Estos días, desde que no trabajo y paso más horas en casa, Francesca nota algo raro. Iñigo se va, como siempre, puntual a sus horarios, y yo me quedo. ¿Qué pasa? Hay días en los que no pasa nada, absolutamente nada, sólo la dulce rutina, la tranquila monotonía, las horas que transcurren, sin embargo, hay otros en los que el peso forzosamente impuesto de no tener trabajo se vuelve excesivo, y ella se da cuenta enseguida. Abandona, entonces, cualquiera de sus actividades (dormitar o mirar a través de la ventana son dos de sus favoritas) y se pone a mi lado. Muchos días, si me tumbo desganado en el sofá o en la cama, libre de horarios, ella viene, se tumba a mi lado, con los ojos tristes, reflejo inequívoco de los míos, y así, silenciosos los dos, dejamos pasar las horas, sin pena ni gloria. No son ésos momentos para la lectura, la escritura, ni para la música, la radio, las tareas de la casa o cualquier conversación telefónica. Son momentos para el silencio.
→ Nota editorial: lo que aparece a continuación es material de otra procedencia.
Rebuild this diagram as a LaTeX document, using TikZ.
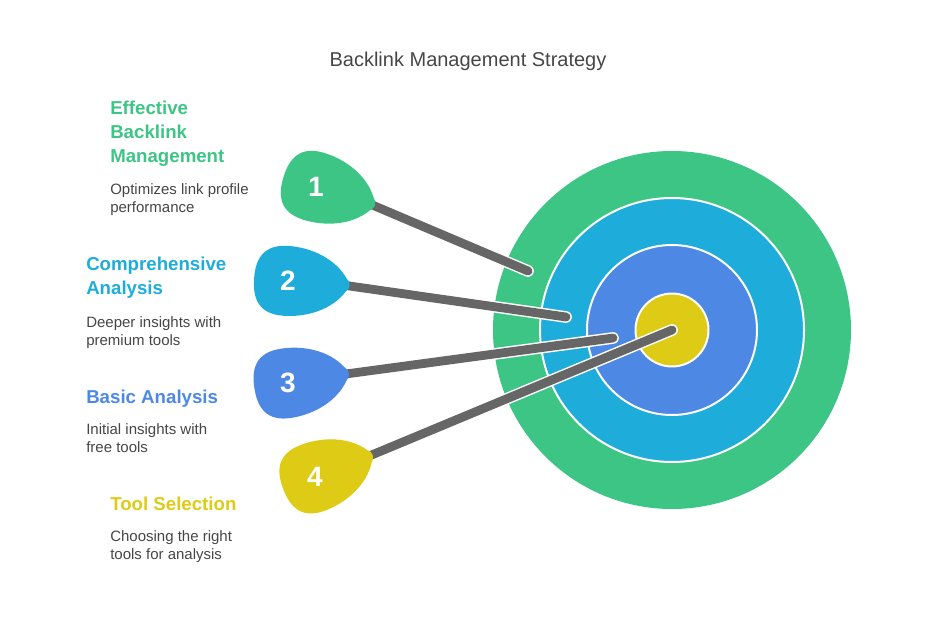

Francesca, como una amiga fiel, la más fiel, mucho más fiel que algunas de esas amistades tan atareadas que no comprenden el verdadero alcance del tormento en que puede llegar a convertirse el paro no deseado, me lame de cuando en cuando la mano, se da una vuelta por la cama o el sofá, y vuelve a instalarse aún más cerca de mi cuerpo, como un ovillo suave y peludo que desprendiese calor. Esa complicidad es la que veo en sus ojos, sí. Y de la que trato de hablar hoy aquí.

2 comentarios:

  1. Hacía mucho tiempo que no leía con la boca abierta.¿Es orfebrería literaria o literatura de orfebre lo que tu oficio te dicta? Maravilloso.